09 March 2020

Growing up I knew I always wanted to work in sport. An office job just isn’t in my nature, I have to be on the move. My passion for sport was something that set me aside from others – I was always the only girl playing football in the playground, sometimes on my own as the boys would never let me play with them. I knew from then I would have to prove myself to be taken seriously! Looking back on it today, why did I have to prove myself? Everyone should be included in any sport regardless of gender, ethnicity, or sexuality.

At university, I planned to leave and become a PE teacher as it had always been my career aim and focus. But even at university on a sports course, the girls were always outnumbered by the boys and we had to fight to get the same opportunities. Through my time at university, I worked in many secondary schools and there were always more male PE teachers than females. I thought to myself, if girls are not going to have a chance from the start, what is the point in trying. It really made me question, if being a PE teacher was really for me. Then out of the blue an opportunity arose for me to train as a swimming teacher.

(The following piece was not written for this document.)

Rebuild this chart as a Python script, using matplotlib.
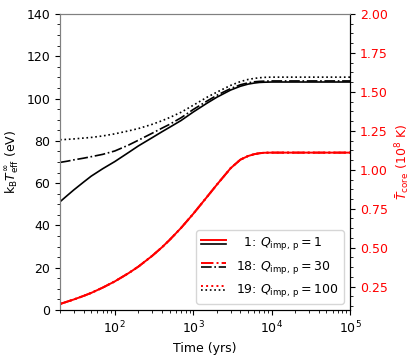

I have worked in a couple of leisure centres across my swimming career, and the majority of teachers I have taught with have been female which has been great to see and a breath of fresh air. Working at London Youth has been no different, it is a place where I can be 100% who I want to be and that is supported by all, which I think is rare as it has not always been like that.

Teaching swimming has been so much fun because I have crossed paths and taught so many sorts of people, no two days are ever the same. But what has come to the fore front of my job especially in the last few years is it’s not just about teaching swimming anymore, it is about supporting these young people. Children are constantly comparing themselves to each other. What happened to things being fun? I’m having to coach these kids that they are their own person and who cares if they are not as fast as the boy or girl next to them? They should be doing their best for them not to compete.

It’s so important to show these young people that regardless of who they are and where they come from as long as they show respect to their peers regardless of gender, ethnicity or sexuality it proves everyone is equal and should have the same opportunities.

If everyone works towards equality for all, then it can happen but everyone has to play their part.